Design notes: Mapping inputs, dict outputs

ETLPlus config constructors (e.g., ApiConfig.from_obj, Config.from_dict) accept Mapping[str, Any] rather than dict[str, Any] for inputs. Why?

Flexibility: callers can pass any mapping-like object (e.g., YAML loaders that return custom mappings) without copying into a dict first.
Clear intent: inputs are treated as read-only; we normalize to concrete dict only for internal storage.
Lower coupling: depending on the standard Mapping protocol avoids import cycles and keeps modules cohesive.

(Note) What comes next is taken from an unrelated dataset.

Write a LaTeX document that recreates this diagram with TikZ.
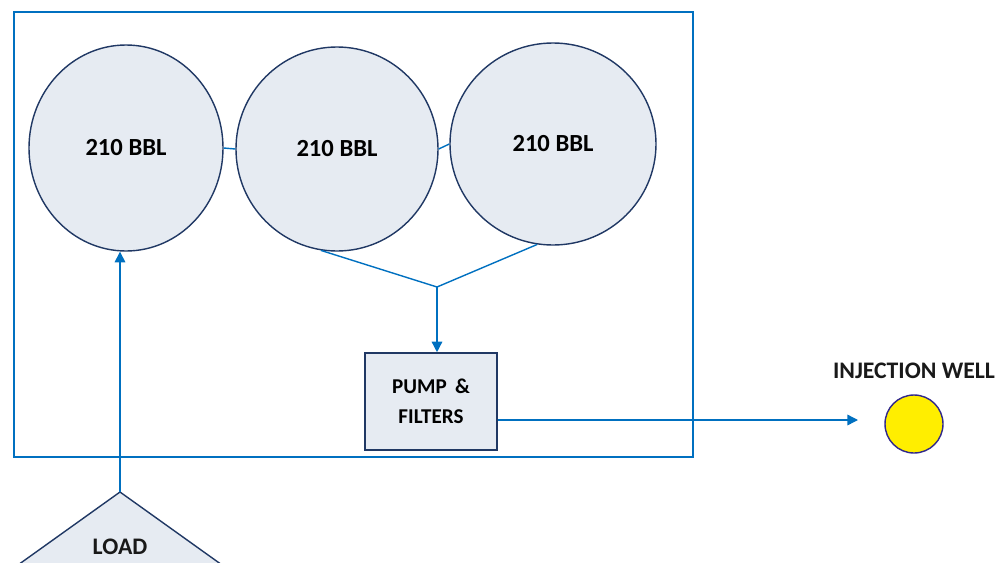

Practically, you can pass a plain dict everywhere and it will work.

Merge Semantics (Python 3.13)

We use the dict union operator for clarity:

a | b creates a merged copy with b taking precedence.
a |= b updates a in-place with b’s keys.

Header precedence (lowest → highest):

profiles.<name>.defaults.headers
profiles.<name>.headers
API top-level headers

Extending Config Shapes

When adding new config objects or fields:

Prefer @dataclass(slots=True) for models.
Add a @classmethod from_obj(cls, obj: Mapping[str, Any]) -> Self that is tolerant of missing optional keys and performs minimal type normalization (e.g., cast header values to str).
Keep inputs as Mapping[...] (non-mutating) and store concrete dict internally.
Reuse small helpers for repeated casts (e.g., headers: dict[str, str]).

Contributors: for the repo-wide typing approach (TypedDicts as editor hints, Mapping[str, Any] inputs, and overloads imported only under TYPE_CHECKING), see CONTRIBUTING.md#typing-philosophy.